▶ [Prompt] Write the data out again exactly, dropping any images it holds.

▶ [Data excerpt]
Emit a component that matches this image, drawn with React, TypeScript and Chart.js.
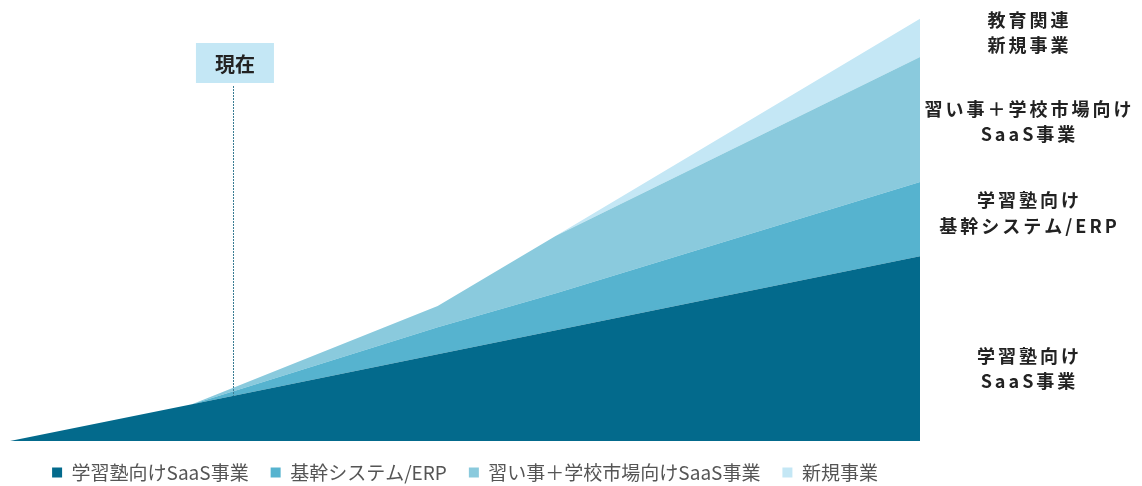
import { useEffect, useRef } from "react";
import { Chart, registerables } from "chart.js";
Chart.register(...registerables);

const xPositions = [0, 20, 47, 60, 100];
const seriesNames = ["学習塾向けSaaS事業", "基幹システム/ERP", "習い事＋学校市場向けSaaS事業", "新規事業"];
const saasJuku = [0, 8.7, 20.5, 26.2, 43.7];
const erp = [0, 0, 6.4, 8.7, 17.5];
const naraigoto = [0, 0, 5.0, 13.6, 29.6];
const shinki = [0, 0, 0, 0, 9.0];
const seriesColors = ["#036a8c", "#56b3cf", "#8acadd", "#c4e7f5"];
const sideLabels = [
  ["学習塾向け", "SaaS事業"],
  ["学習塾向け", "基幹システム/ERP"],
  ["習い事＋学校市場向け", "SaaS事業"],
  ["教育関連", "新規事業"],
];
const sideLabelOffsets = [20, -6, 2, -5];
const nowX = 24.5;
const nowLabel = "現在";

const FONT = '"Noto Sans CJK JP", "Noto Sans", sans-serif';

function interp(xs: number[], ys: number[], x: number) {
  for (let i = 0; i < xs.length - 1; i++) {
    if (x >= xs[i] && x <= xs[i + 1]) {
      const t = (x - xs[i]) / (xs[i + 1] - xs[i]);
      return ys[i] + t * (ys[i + 1] - ys[i]);
    }
  }
  return ys[ys.length - 1];
}

export default function App() {
  const ref = useRef<HTMLCanvasElement | null>(null);
  useEffect(() => {
    if (!ref.current) return;
    const allSeries = [saasJuku, erp, naraigoto, shinki];
    const overlay = {
      id: "overlay",
      afterDatasetsDraw(chart: any) {
        const ctx = chart.ctx;
        const xs = chart.scales.x;
        const ys = chart.scales.y;
        const last = xPositions.length - 1;
        let cum = 0;
        ctx.save();
        ctx.fillStyle = "#222";
        ctx.font = `bold 18px ${FONT}`;
        ctx.textAlign = "center";
        ctx.textBaseline = "middle";
        (ctx as any).letterSpacing = "3px";
        const cx = chart.chartArea.right + 108;
        allSeries.forEach((s, i) => {
          const bottom = ys.getPixelForValue(cum);
          cum += s[last];
          const top = ys.getPixelForValue(cum);
          const center = (bottom + top) / 2 + sideLabelOffsets[i];
          const lines = sideLabels[i];
          const lh = 25.5;
          lines.forEach((ln, j) => {
            const y = center + (j - (lines.length - 1) / 2) * lh;
            ctx.fillText(ln, cx + 1.5, y);
          });
        });
        (ctx as any).letterSpacing = "0px";
        const px = xs.getPixelForValue(nowX);
        const boxW = 78, boxH = 40, boxTop = 35;
        ctx.fillStyle = "#c4e7f5";
        ctx.fillRect(px - boxW / 2 + 2, boxTop, boxW, boxH);
        ctx.fillStyle = "#222";
        ctx.font = `bold 20px ${FONT}`;
        ctx.fillText(nowLabel, px + 2, boxTop + boxH / 2 + 1);
        const yEnd = ys.getPixelForValue(interp(xPositions, saasJuku, nowX));
        ctx.strokeStyle = "#3a7d94";
        ctx.lineWidth = 1;
        ctx.setLineDash([2, 1]);
        ctx.beginPath();
        ctx.moveTo(Math.round(px) + 0.5, boxTop + boxH + 3);
        ctx.lineTo(Math.round(px) + 0.5, yEnd);
        ctx.stroke();
        ctx.restore();
      },
    };
    const chart = new Chart(ref.current, {
      type: "line",
      data: {
        datasets: allSeries.map((s, i) => ({
          label: seriesNames[i],
          data: s.map((v, j) => ({ x: xPositions[j], y: v })),
          backgroundColor: seriesColors[i],
          borderColor: seriesColors[i],
          borderWidth: 0,
          pointRadius: 0,
          fill: i === 0 ? "origin" : "-1",
          tension: 0,
        })),
      },
      options: {
        animation: false,
        responsive: true,
        maintainAspectRatio: false,
        layout: { padding: { left: 2, right: 214, top: 10, bottom: 0 } },
        scales: {
          x: { type: "linear", min: 0, max: 100, display: false },
          y: { type: "linear", min: 0, max: 100, stacked: true, display: false },
        },
        plugins: {
          tooltip: { enabled: false },
          legend: {
            position: "bottom",
            labels: {
              boxWidth: 10,
              boxHeight: 10,
              padding: 22,
              color: "#555",
              font: { family: FONT, size: 19 },
            },
          },
        },
      },
      plugins: [overlay],
    } as any);
    return () => chart.destroy();
  }, []);
  return (
    <div style={{ height: 478, overflow: "hidden" }}>
      <div style={{ position: "relative", height: 484 }}>
        <canvas ref={ref} />
      </div>
    </div>
  );
}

▶ [Complete response]
Emit a component that matches this image, drawn with React, TypeScript and Chart.js.
import { useEffect, useRef } from "react";
import { Chart, registerables } from "chart.js";
Chart.register(...registerables);

const xPositions = [0, 20, 47, 60, 100];
const seriesNames = ["学習塾向けSaaS事業", "基幹システム/ERP", "習い事＋学校市場向けSaaS事業", "新規事業"];
const saasJuku = [0, 8.7, 20.5, 26.2, 43.7];
const erp = [0, 0, 6.4, 8.7, 17.5];
const naraigoto = [0, 0, 5.0, 13.6, 29.6];
const shinki = [0, 0, 0, 0, 9.0];
const seriesColors = ["#036a8c", "#56b3cf", "#8acadd", "#c4e7f5"];
const sideLabels = [
  ["学習塾向け", "SaaS事業"],
  ["学習塾向け", "基幹システム/ERP"],
  ["習い事＋学校市場向け", "SaaS事業"],
  ["教育関連", "新規事業"],
];
const sideLabelOffsets = [20, -6, 2, -5];
const nowX = 24.5;
const nowLabel = "現在";

const FONT = '"Noto Sans CJK JP", "Noto Sans", sans-serif';

function interp(xs: number[], ys: number[], x: number) {
  for (let i = 0; i < xs.length - 1; i++) {
    if (x >= xs[i] && x <= xs[i + 1]) {
      const t = (x - xs[i]) / (xs[i + 1] - xs[i]);
      return ys[i] + t * (ys[i + 1] - ys[i]);
    }
  }
  return ys[ys.length - 1];
}

export default function App() {
  const ref = useRef<HTMLCanvasElement | null>(null);
  useEffect(() => {
    if (!ref.current) return;
    const allSeries = [saasJuku, erp, naraigoto, shinki];
    const overlay = {
      id: "overlay",
      afterDatasetsDraw(chart: any) {
        const ctx = chart.ctx;
        const xs = chart.scales.x;
        const ys = chart.scales.y;
        const last = xPositions.length - 1;
        let cum = 0;
        ctx.save();
        ctx.fillStyle = "#222";
        ctx.font = `bold 18px ${FONT}`;
        ctx.textAlign = "center";
        ctx.textBaseline = "middle";
        (ctx as any).letterSpacing = "3px";
        const cx = chart.chartArea.right + 108;
        allSeries.forEach((s, i) => {
          const bottom = ys.getPixelForValue(cum);
          cum += s[last];
          const top = ys.getPixelForValue(cum);
          const center = (bottom + top) / 2 + sideLabelOffsets[i];
          const lines = sideLabels[i];
          const lh = 25.5;
          lines.forEach((ln, j) => {
            const y = center + (j - (lines.length - 1) / 2) * lh;
            ctx.fillText(ln, cx + 1.5, y);
          });
        });
        (ctx as any).letterSpacing = "0px";
        const px = xs.getPixelForValue(nowX);
        const boxW = 78, boxH = 40, boxTop = 35;
        ctx.fillStyle = "#c4e7f5";
        ctx.fillRect(px - boxW / 2 + 2, boxTop, boxW, boxH);
        ctx.fillStyle = "#222";
        ctx.font = `bold 20px ${FONT}`;
        ctx.fillText(nowLabel, px + 2, boxTop + boxH / 2 + 1);
        const yEnd = ys.getPixelForValue(interp(xPositions, saasJuku, nowX));
        ctx.strokeStyle = "#3a7d94";
        ctx.lineWidth = 1;
        ctx.setLineDash([2, 1]);
        ctx.beginPath();
        ctx.moveTo(Math.round(px) + 0.5, boxTop + boxH + 3);
        ctx.lineTo(Math.round(px) + 0.5, yEnd);
        ctx.stroke();
        ctx.restore();
      },
    };
    const chart = new Chart(ref.current, {
      type: "line",
      data: {
        datasets: allSeries.map((s, i) => ({
          label: seriesNames[i],
          data: s.map((v, j) => ({ x: xPositions[j], y: v })),
          backgroundColor: seriesColors[i],
          borderColor: seriesColors[i],
          borderWidth: 0,
          pointRadius: 0,
          fill: i === 0 ? "origin" : "-1",
          tension: 0,
        })),
      },
      options: {
        animation: false,
        responsive: true,
        maintainAspectRatio: false,
        layout: { padding: { left: 2, right: 214, top: 10, bottom: 0 } },
        scales: {
          x: { type: "linear", min: 0, max: 100, display: false },
          y: { type: "linear", min: 0, max: 100, stacked: true, display: false },
        },
        plugins: {
          tooltip: { enabled: false },
          legend: {
            position: "bottom",
            labels: {
              boxWidth: 10,
              boxHeight: 10,
              padding: 22,
              color: "#555",
              font: { family: FONT, size: 19 },
            },
          },
        },
      },
      plugins: [overlay],
    } as any);
    return () => chart.destroy();
  }, []);
  return (
    <div style={{ height: 478, overflow: "hidden" }}>
      <div style={{ position: "relative", height: 484 }}>
        <canvas ref={ref} />
      </div>
    </div>
  );
}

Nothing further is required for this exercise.